---- Information supplied

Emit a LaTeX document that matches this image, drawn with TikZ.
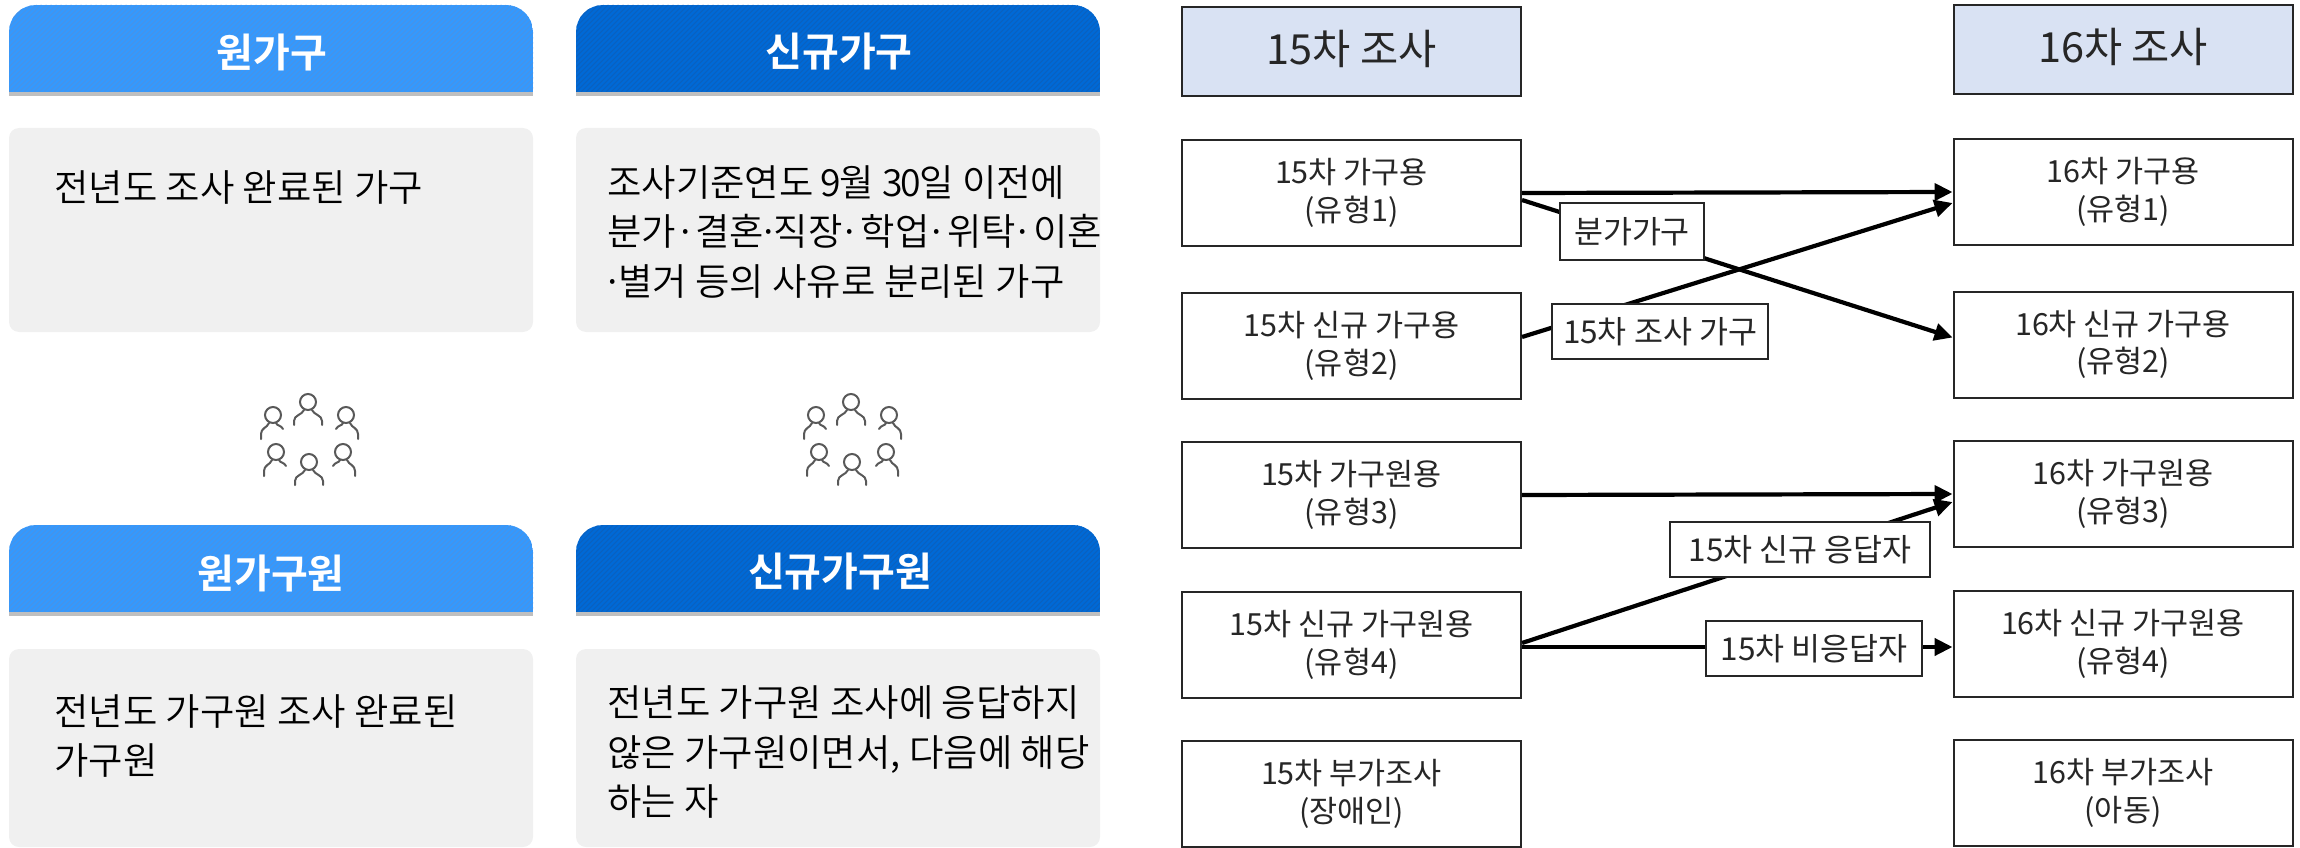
\documentclass[tikz,border=0pt]{standalone}
\usepackage{fontspec}
\setmainfont{Noto Sans CJK KR}
\newfontfamily\krbold{Noto Sans CJK KR Bold}
\newfontfamily\krlight{Noto Sans CJK KR DemiLight}
\usetikzlibrary{arrows.meta}
\definecolor{lblue}{HTML}{3399FF}
\definecolor{lstripe}{HTML}{4B92E4}
\definecolor{dblue}{HTML}{0069D6}
\definecolor{dstripe}{HTML}{0C60BC}
\definecolor{strip}{HTML}{BFBFBF}
\definecolor{panel}{HTML}{F0F0F0}
\definecolor{headfill}{HTML}{D9E2F3}
\definecolor{ink}{HTML}{262626}
\definecolor{iconc}{HTML}{595959}
\newcommand{\hdrband}[6]{%
  \begin{scope}
    \clip (#1,#2) rectangle (#3,#4);
    \clip[rounded corners=27pt] (#1,#2) rectangle (#3,#4+40);
    \fill[#5] (#1,#2) rectangle (#3,#4);
    \foreach \k in {0,5,...,630} {
      \draw[#6,line width=0.9pt] (#1-90+\k,#4) -- ++(90,-90);
    }
  \end{scope}
  \fill[strip] (#1,#4) rectangle (#3,#4+4);
}
\newcommand{\titleup}[1]{\raisebox{3pt}[\height][\depth]{#1}}
\tikzset{
  x=1pt,y=-1pt,
  htext/.style={text=white,inner sep=0pt,font=\krbold\fontsize{40}{44}\selectfont},
  ptext/.style={anchor=west,align=left,text=black,inner sep=0pt,font=\krlight\fontsize{37.4}{49.5}\selectfont},
  panelbox/.style={fill=panel,rounded corners=10pt},
  bx/.style={draw=ink,line width=2pt,fill=white,minimum width=339pt,minimum height=106pt,inner sep=0pt,align=center,text=ink,font=\fontsize{30.5}{37.5}\selectfont},
  titlebx/.style={bx,fill=headfill,minimum height=89pt,font=\fontsize{41.5}{44}\selectfont},
  lab/.style={draw=ink,line width=1.6pt,fill=white,inner sep=0pt,text=ink,font=\fontsize{31.5}{36}\selectfont},
  conn/.style={draw=black,line width=4.2pt,-{Triangle[length=18pt,width=17pt]}},
  iconline/.style={draw=iconc,line width=2pt,line cap=round},
  personc/.pic={
    \draw[iconline] (0,0) circle (8);
    \draw[iconline] (-14,23) -- (-14,19) .. controls (-14,13) and (-6,13) .. (-4,8);
    \draw[iconline] (14,23) -- (14,19) .. controls (14,13) and (6,13) .. (4,8);
  },
  personl/.pic={
    \draw[iconline] (0,0) circle (8);
    \draw[iconline] (-12,24) -- (-12,19) .. controls (-12,13) and (-6,13) .. (-4,8);
    \draw[iconline] (3,8) .. controls (4,11) and (8,10) .. (10,14);
  },
  personr/.pic={
    \draw[iconline] (0,0) circle (8);
    \draw[iconline] (12,24) -- (12,19) .. controls (12,13) and (6,13) .. (4,8);
    \draw[iconline] (-3,8) .. controls (-4,11) and (-8,10) .. (-10,14);
  },
}
\begin{document}
\begin{tikzpicture}
\useasboundingbox (0,0) rectangle (2300,848);
% left panels
\hdrband{9}{5}{533}{92}{lblue}{lstripe}
\hdrband{576}{5}{1100}{92}{dblue}{dstripe}
\hdrband{9}{525}{533}{612}{lblue}{lstripe}
\hdrband{576}{525}{1100}{612}{dblue}{dstripe}
\fill[panelbox] (9,128) rectangle (533,332);
\fill[panelbox] (576,128) rectangle (1100,332);
\fill[panelbox] (9,649) rectangle (533,847);
\fill[panelbox] (576,649) rectangle (1100,847);
\node[htext] (h1) at (272,53) {원가구};
\node[htext] (h2) at (839,52) {신규가구};
\node[htext] (h3) at (271,573) {원가구원};
\node[htext] (h4) at (840,572) {신규가구원};
\node[ptext] (t1) at (54,188) {전년도 조사 완료된 가구};
\node[ptext] (t2) at (607,232) {조사기준연도\hspace{-1pt} 9\kern-2pt월 3\kern-2pt0\kern-2pt일 이전에\\분가\makebox[19pt]{·}결혼\makebox[10pt]{·}직장\makebox[18pt][r]{·}학업\makebox[18pt][r]{·}위탁\makebox[17pt][r]{·}이혼\\\makebox[11pt]{·}별거 등의 사유로 분리된 가구};
\node[ptext] (t3) at (54,736) {전년도 가구원 조사 완료된\\가구원};
\node[ptext] (t4) at (607,752) {전년도 가구원 조사에 응답하지\\않은 가구원이면서, 다음에 해당\\하는 자};
% icons
\foreach \dx in {0,543} {
  \begin{scope}[xshift=\dx pt]
    \pic at (308,402) {personc};
    \pic at (273,415) {personl};
    \pic at (346,415) {personr};
    \pic at (276,452) {personl};
    \pic at (309,462) {personc};
    \pic at (343,452) {personr};
  \end{scope}
}
% right diagram
\node[titlebx] (s15) at (1351.5,51.5) {\titleup{15차 조사}};
\node[titlebx] (s16) at (2123,49.5) {\titleup{16차 조사}};
\node[bx] (b1) at (1351.5,193) {15차 가구용\\(유형1)};
\node[bx] (b2) at (1351.5,346) {15차 신규 가구용\\(유형2)};
\node[bx] (b3) at (1351.5,495) {15차 가구원용\\(유형3)};
\node[bx] (b4) at (1351.5,645) {15차 신규 가구원용\\(유형4)};
\node[bx] (b5) at (1351.5,794) {15차 부가조사\\(장애인)};
\node[bx] (r1) at (2123,192) {16차 가구용\\(유형1)};
\node[bx] (r2) at (2123,344.5) {16차 신규 가구용\\(유형2)};
\node[bx] (r3) at (2123,494) {16차 가구원용\\(유형3)};
\node[bx] (r4) at (2123,644) {16차 신규 가구원용\\(유형4)};
\node[bx] (r5) at (2123,793) {16차 부가조사\\(아동)};
\draw[conn] (b1.east) -- (r1.west);
\draw[conn] ([yshift=-7pt]b1.east) -- ([yshift=7pt]r2.west);
\draw[conn] ([yshift=9pt]b2.east) -- ([yshift=-11pt]r1.west);
\draw[conn] (b3.east) -- (r3.west);
\draw[conn] ([yshift=2pt]b4.east) -- ([yshift=-8pt]r3.west);
\draw[conn] ([yshift=-2pt]b4.east) -- ([yshift=-3pt]r4.west);
\node[lab,minimum width=144pt,minimum height=57pt] (l1) at (1632,231.5) {분가가구};
\node[lab,minimum width=216pt,minimum height=55pt] (l2) at (1660,331.5) {15차 조사 가구};
\node[lab,minimum width=260pt,minimum height=55pt] (l3) at (1800,549.5) {15차 신규 응답자};
\node[lab,minimum width=216pt,minimum height=55pt] (l4) at (1814,648.5) {15차 비응답자};
\end{tikzpicture}
\end{document}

--------

Omit the pictures and output all of the other material exactly.

Emit a LaTeX document that matches this image, drawn with TikZ.
\documentclass[tikz,border=0pt]{standalone}
\usepackage{fontspec}
\setmainfont{Noto Sans CJK KR}
\newfontfamily\krbold{Noto Sans CJK KR Bold}
\newfontfamily\krlight{Noto Sans CJK KR DemiLight}
\usetikzlibrary{arrows.meta}
\definecolor{lblue}{HTML}{3399FF}
\definecolor{lstripe}{HTML}{4B92E4}
\definecolor{dblue}{HTML}{0069D6}
\definecolor{dstripe}{HTML}{0C60BC}
\definecolor{strip}{HTML}{BFBFBF}
\definecolor{panel}{HTML}{F0F0F0}
\definecolor{headfill}{HTML}{D9E2F3}
\definecolor{ink}{HTML}{262626}
\definecolor{iconc}{HTML}{595959}
\newcommand{\hdrband}[6]{%
  \begin{scope}
    \clip (#1,#2) rectangle (#3,#4);
    \clip[rounded corners=27pt] (#1,#2) rectangle (#3,#4+40);
    \fill[#5] (#1,#2) rectangle (#3,#4);
    \foreach \k in {0,5,...,630} {
      \draw[#6,line width=0.9pt] (#1-90+\k,#4) -- ++(90,-90);
    }
  \end{scope}
  \fill[strip] (#1,#4) rectangle (#3,#4+4);
}
\newcommand{\titleup}[1]{\raisebox{3pt}[\height][\depth]{#1}}
\tikzset{
  x=1pt,y=-1pt,
  htext/.style={text=white,inner sep=0pt,font=\krbold\fontsize{40}{44}\selectfont},
  ptext/.style={anchor=west,align=left,text=black,inner sep=0pt,font=\krlight\fontsize{37.4}{49.5}\selectfont},
  panelbox/.style={fill=panel,rounded corners=10pt},
  bx/.style={draw=ink,line width=2pt,fill=white,minimum width=339pt,minimum height=106pt,inner sep=0pt,align=center,text=ink,font=\fontsize{30.5}{37.5}\selectfont},
  titlebx/.style={bx,fill=headfill,minimum height=89pt,font=\fontsize{41.5}{44}\selectfont},
  lab/.style={draw=ink,line width=1.6pt,fill=white,inner sep=0pt,text=ink,font=\fontsize{31.5}{36}\selectfont},
  conn/.style={draw=black,line width=4.2pt,-{Triangle[length=18pt,width=17pt]}},
  iconline/.style={draw=iconc,line width=2pt,line cap=round},
  personc/.pic={
    \draw[iconline] (0,0) circle (8);
    \draw[iconline] (-14,23) -- (-14,19) .. controls (-14,13) and (-6,13) .. (-4,8);
    \draw[iconline] (14,23) -- (14,19) .. controls (14,13) and (6,13) .. (4,8);
  },
  personl/.pic={
    \draw[iconline] (0,0) circle (8);
    \draw[iconline] (-12,24) -- (-12,19) .. controls (-12,13) and (-6,13) .. (-4,8);
    \draw[iconline] (3,8) .. controls (4,11) and (8,10) .. (10,14);
  },
  personr/.pic={
    \draw[iconline] (0,0) circle (8);
    \draw[iconline] (12,24) -- (12,19) .. controls (12,13) and (6,13) .. (4,8);
    \draw[iconline] (-3,8) .. controls (-4,11) and (-8,10) .. (-10,14);
  },
}
\begin{document}
\begin{tikzpicture}
\useasboundingbox (0,0) rectangle (2300,848);
% left panels
\hdrband{9}{5}{533}{92}{lblue}{lstripe}
\hdrband{576}{5}{1100}{92}{dblue}{dstripe}
\hdrband{9}{525}{533}{612}{lblue}{lstripe}
\hdrband{576}{525}{1100}{612}{dblue}{dstripe}
\fill[panelbox] (9,128) rectangle (533,332);
\fill[panelbox] (576,128) rectangle (1100,332);
\fill[panelbox] (9,649) rectangle (533,847);
\fill[panelbox] (576,649) rectangle (1100,847);
\node[htext] (h1) at (272,53) {원가구};
\node[htext] (h2) at (839,52) {신규가구};
\node[htext] (h3) at (271,573) {원가구원};
\node[htext] (h4) at (840,572) {신규가구원};
\node[ptext] (t1) at (54,188) {전년도 조사 완료된 가구};
\node[ptext] (t2) at (607,232) {조사기준연도\hspace{-1pt} 9\kern-2pt월 3\kern-2pt0\kern-2pt일 이전에\\분가\makebox[19pt]{·}결혼\makebox[10pt]{·}직장\makebox[18pt][r]{·}학업\makebox[18pt][r]{·}위탁\makebox[17pt][r]{·}이혼\\\makebox[11pt]{·}별거 등의 사유로 분리된 가구};
\node[ptext] (t3) at (54,736) {전년도 가구원 조사 완료된\\가구원};
\node[ptext] (t4) at (607,752) {전년도 가구원 조사에 응답하지\\않은 가구원이면서, 다음에 해당\\하는 자};
% icons
\foreach \dx in {0,543} {
  \begin{scope}[xshift=\dx pt]
    \pic at (308,402) {personc};
    \pic at (273,415) {personl};
    \pic at (346,415) {personr};
    \pic at (276,452) {personl};
    \pic at (309,462) {personc};
    \pic at (343,452) {personr};
  \end{scope}
}
% right diagram
\node[titlebx] (s15) at (1351.5,51.5) {\titleup{15차 조사}};
\node[titlebx] (s16) at (2123,49.5) {\titleup{16차 조사}};
\node[bx] (b1) at (1351.5,193) {15차 가구용\\(유형1)};
\node[bx] (b2) at (1351.5,346) {15차 신규 가구용\\(유형2)};
\node[bx] (b3) at (1351.5,495) {15차 가구원용\\(유형3)};
\node[bx] (b4) at (1351.5,645) {15차 신규 가구원용\\(유형4)};
\node[bx] (b5) at (1351.5,794) {15차 부가조사\\(장애인)};
\node[bx] (r1) at (2123,192) {16차 가구용\\(유형1)};
\node[bx] (r2) at (2123,344.5) {16차 신규 가구용\\(유형2)};
\node[bx] (r3) at (2123,494) {16차 가구원용\\(유형3)};
\node[bx] (r4) at (2123,644) {16차 신규 가구원용\\(유형4)};
\node[bx] (r5) at (2123,793) {16차 부가조사\\(아동)};
\draw[conn] (b1.east) -- (r1.west);
\draw[conn] ([yshift=-7pt]b1.east) -- ([yshift=7pt]r2.west);
\draw[conn] ([yshift=9pt]b2.east) -- ([yshift=-11pt]r1.west);
\draw[conn] (b3.east) -- (r3.west);
\draw[conn] ([yshift=2pt]b4.east) -- ([yshift=-8pt]r3.west);
\draw[conn] ([yshift=-2pt]b4.east) -- ([yshift=-3pt]r4.west);
\node[lab,minimum width=144pt,minimum height=57pt] (l1) at (1632,231.5) {분가가구};
\node[lab,minimum width=216pt,minimum height=55pt] (l2) at (1660,331.5) {15차 조사 가구};
\node[lab,minimum width=260pt,minimum height=55pt] (l3) at (1800,549.5) {15차 신규 응답자};
\node[lab,minimum width=216pt,minimum height=55pt] (l4) at (1814,648.5) {15차 비응답자};
\end{tikzpicture}
\end{document}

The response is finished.